Instructions for the task
Quote the listing below word for word, stopping after the line that contains "const safetyMarks = [1, 2, 3, 14, 20]".

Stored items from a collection
----
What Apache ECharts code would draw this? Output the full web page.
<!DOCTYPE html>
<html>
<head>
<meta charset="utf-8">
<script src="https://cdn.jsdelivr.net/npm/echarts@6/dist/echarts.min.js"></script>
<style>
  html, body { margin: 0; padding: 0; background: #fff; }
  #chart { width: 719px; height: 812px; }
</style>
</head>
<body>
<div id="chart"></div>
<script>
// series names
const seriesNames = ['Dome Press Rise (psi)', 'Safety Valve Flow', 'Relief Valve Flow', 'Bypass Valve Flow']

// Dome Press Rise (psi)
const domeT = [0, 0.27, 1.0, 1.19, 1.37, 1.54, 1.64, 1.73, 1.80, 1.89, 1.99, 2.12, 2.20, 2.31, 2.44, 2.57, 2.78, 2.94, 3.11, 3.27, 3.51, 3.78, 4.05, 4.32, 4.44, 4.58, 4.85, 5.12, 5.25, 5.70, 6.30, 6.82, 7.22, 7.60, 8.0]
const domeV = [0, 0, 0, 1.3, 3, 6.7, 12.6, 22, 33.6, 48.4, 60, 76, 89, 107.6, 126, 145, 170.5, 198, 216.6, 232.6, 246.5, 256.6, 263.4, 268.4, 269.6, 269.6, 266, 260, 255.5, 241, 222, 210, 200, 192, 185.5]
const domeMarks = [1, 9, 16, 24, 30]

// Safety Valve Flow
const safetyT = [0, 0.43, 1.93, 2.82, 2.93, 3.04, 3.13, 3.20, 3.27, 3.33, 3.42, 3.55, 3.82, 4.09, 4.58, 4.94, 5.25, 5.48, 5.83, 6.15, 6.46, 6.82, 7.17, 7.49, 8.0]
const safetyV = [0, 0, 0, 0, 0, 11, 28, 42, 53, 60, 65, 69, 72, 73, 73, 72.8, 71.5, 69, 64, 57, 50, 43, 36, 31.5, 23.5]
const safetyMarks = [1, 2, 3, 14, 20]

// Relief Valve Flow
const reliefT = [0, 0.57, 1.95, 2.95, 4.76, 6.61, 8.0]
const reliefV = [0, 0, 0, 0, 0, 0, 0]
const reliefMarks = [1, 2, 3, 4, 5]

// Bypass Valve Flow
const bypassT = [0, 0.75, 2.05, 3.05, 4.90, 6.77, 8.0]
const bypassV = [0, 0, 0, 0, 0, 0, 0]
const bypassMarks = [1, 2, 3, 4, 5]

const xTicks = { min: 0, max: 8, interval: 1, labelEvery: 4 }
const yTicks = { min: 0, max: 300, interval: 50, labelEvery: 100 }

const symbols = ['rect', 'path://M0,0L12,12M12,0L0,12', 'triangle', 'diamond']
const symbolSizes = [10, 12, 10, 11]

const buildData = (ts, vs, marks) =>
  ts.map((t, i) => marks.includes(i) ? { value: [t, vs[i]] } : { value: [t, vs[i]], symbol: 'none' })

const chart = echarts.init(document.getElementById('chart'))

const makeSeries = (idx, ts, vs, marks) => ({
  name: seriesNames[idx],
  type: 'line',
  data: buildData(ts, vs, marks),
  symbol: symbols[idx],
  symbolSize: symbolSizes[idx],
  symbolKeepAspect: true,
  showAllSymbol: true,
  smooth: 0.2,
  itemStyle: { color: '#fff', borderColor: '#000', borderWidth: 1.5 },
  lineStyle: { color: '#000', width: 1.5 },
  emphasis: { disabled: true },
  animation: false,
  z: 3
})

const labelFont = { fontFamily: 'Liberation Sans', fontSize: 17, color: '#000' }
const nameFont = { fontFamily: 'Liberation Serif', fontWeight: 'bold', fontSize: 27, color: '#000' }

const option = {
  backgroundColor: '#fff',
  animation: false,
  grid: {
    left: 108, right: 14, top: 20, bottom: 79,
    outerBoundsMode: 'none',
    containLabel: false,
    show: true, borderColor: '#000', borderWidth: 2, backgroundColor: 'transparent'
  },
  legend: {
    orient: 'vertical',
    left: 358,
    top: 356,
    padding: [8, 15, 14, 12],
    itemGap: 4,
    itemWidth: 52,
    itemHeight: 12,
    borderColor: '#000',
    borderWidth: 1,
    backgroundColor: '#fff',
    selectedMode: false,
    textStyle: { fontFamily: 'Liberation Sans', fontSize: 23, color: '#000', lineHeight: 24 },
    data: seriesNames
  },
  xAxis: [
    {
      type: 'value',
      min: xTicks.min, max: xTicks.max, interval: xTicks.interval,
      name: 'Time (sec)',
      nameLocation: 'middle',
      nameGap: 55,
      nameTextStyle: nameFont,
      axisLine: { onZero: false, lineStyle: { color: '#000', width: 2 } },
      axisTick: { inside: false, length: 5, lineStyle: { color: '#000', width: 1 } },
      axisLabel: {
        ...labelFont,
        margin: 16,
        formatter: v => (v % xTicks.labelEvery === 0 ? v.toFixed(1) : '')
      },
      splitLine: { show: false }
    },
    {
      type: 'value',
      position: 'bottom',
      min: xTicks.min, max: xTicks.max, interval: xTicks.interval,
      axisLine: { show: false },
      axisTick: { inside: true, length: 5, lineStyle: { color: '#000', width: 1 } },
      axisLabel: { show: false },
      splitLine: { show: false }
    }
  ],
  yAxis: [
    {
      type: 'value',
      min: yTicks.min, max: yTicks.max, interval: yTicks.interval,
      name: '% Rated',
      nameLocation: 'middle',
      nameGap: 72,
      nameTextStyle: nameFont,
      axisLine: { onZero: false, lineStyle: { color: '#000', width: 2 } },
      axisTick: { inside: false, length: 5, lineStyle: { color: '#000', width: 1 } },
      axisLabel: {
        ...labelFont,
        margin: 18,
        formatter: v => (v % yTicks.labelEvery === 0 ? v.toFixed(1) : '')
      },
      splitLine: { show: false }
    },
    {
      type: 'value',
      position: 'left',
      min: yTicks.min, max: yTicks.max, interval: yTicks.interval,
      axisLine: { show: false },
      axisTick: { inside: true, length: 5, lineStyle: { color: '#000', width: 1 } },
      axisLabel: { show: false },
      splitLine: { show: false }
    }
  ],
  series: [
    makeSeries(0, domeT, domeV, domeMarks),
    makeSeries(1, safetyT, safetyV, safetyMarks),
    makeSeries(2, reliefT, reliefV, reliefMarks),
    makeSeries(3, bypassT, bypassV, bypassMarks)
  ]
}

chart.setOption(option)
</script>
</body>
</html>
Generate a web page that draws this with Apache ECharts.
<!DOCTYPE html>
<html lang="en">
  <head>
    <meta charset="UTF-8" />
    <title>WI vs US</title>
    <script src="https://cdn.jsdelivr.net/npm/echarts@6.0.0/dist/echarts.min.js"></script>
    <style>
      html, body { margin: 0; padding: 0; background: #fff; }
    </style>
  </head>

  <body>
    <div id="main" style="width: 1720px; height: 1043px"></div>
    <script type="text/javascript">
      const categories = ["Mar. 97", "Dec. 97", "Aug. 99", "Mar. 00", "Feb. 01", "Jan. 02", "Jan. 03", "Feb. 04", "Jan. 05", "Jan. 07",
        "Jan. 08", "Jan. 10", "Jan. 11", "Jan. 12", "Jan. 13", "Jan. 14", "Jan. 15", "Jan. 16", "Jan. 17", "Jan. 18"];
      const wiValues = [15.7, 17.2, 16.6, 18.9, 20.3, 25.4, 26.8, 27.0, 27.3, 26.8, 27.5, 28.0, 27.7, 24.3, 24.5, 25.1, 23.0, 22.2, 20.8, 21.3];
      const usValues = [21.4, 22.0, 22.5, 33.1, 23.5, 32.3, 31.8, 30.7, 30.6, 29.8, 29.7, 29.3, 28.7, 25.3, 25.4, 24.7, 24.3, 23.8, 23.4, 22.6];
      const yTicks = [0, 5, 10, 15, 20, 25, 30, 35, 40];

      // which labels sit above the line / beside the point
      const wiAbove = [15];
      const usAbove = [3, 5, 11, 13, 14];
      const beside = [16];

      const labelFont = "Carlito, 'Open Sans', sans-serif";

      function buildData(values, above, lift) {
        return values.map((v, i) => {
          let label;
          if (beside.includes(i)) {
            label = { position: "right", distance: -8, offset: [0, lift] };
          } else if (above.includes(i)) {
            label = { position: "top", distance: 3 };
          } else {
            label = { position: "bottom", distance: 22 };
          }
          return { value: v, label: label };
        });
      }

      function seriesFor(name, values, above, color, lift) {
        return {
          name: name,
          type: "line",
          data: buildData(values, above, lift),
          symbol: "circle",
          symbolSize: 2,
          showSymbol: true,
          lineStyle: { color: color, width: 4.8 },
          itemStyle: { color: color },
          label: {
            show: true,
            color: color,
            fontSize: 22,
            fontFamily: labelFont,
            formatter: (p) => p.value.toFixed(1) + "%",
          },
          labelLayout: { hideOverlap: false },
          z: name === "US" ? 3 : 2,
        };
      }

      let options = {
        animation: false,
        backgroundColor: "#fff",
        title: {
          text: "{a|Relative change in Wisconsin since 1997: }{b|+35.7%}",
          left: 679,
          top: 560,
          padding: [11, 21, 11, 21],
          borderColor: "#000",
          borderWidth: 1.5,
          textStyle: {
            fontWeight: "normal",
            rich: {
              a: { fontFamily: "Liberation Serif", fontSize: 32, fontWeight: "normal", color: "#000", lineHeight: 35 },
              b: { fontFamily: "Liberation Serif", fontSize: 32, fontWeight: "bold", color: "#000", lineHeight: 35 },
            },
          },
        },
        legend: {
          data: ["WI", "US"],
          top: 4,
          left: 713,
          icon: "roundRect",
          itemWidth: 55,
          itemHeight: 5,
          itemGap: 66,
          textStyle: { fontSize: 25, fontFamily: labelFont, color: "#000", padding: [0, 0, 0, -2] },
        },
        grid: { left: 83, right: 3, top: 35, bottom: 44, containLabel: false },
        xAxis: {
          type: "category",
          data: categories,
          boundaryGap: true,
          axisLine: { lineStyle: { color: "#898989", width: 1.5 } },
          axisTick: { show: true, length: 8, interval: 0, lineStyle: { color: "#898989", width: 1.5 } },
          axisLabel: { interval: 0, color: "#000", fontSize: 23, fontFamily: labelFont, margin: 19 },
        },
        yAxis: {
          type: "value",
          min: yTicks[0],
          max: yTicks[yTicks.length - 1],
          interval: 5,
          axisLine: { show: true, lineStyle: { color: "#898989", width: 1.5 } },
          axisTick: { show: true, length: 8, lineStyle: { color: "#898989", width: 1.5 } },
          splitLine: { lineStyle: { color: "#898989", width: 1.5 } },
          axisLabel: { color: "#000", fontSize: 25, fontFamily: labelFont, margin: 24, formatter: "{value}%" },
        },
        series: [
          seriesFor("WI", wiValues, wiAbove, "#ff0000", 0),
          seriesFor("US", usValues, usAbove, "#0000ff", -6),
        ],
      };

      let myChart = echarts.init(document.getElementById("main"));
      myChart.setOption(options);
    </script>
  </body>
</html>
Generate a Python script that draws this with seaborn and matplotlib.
----
Finished exercise
What Apache ECharts code would draw this? Output the full web page.
<!DOCTYPE html>
<html>
<head>
<meta charset="utf-8">
<script src="https://cdn.jsdelivr.net/npm/echarts@6/dist/echarts.min.js"></script>
<style>
  html, body { margin: 0; padding: 0; background: #fff; }
  #chart { width: 719px; height: 812px; }
</style>
</head>
<body>
<div id="chart"></div>
<script>
// series names
const seriesNames = ['Dome Press Rise (psi)', 'Safety Valve Flow', 'Relief Valve Flow', 'Bypass Valve Flow']

// Dome Press Rise (psi)
const domeT = [0, 0.27, 1.0, 1.19, 1.37, 1.54, 1.64, 1.73, 1.80, 1.89, 1.99, 2.12, 2.20, 2.31, 2.44, 2.57, 2.78, 2.94, 3.11, 3.27, 3.51, 3.78, 4.05, 4.32, 4.44, 4.58, 4.85, 5.12, 5.25, 5.70, 6.30, 6.82, 7.22, 7.60, 8.0]
const domeV = [0, 0, 0, 1.3, 3, 6.7, 12.6, 22, 33.6, 48.4, 60, 76, 89, 107.6, 126, 145, 170.5, 198, 216.6, 232.6, 246.5, 256.6, 263.4, 268.4, 269.6, 269.6, 266, 260, 255.5, 241, 222, 210, 200, 192, 185.5]
const domeMarks = [1, 9, 16, 24, 30]

// Safety Valve Flow
const safetyT = [0, 0.43, 1.93, 2.82, 2.93, 3.04, 3.13, 3.20, 3.27, 3.33, 3.42, 3.55, 3.82, 4.09, 4.58, 4.94, 5.25, 5.48, 5.83, 6.15, 6.46, 6.82, 7.17, 7.49, 8.0]
const safetyV = [0, 0, 0, 0, 0, 11, 28, 42, 53, 60, 65, 69, 72, 73, 73, 72.8, 71.5, 69, 64, 57, 50, 43, 36, 31.5, 23.5]
const safetyMarks = [1, 2, 3, 14, 20]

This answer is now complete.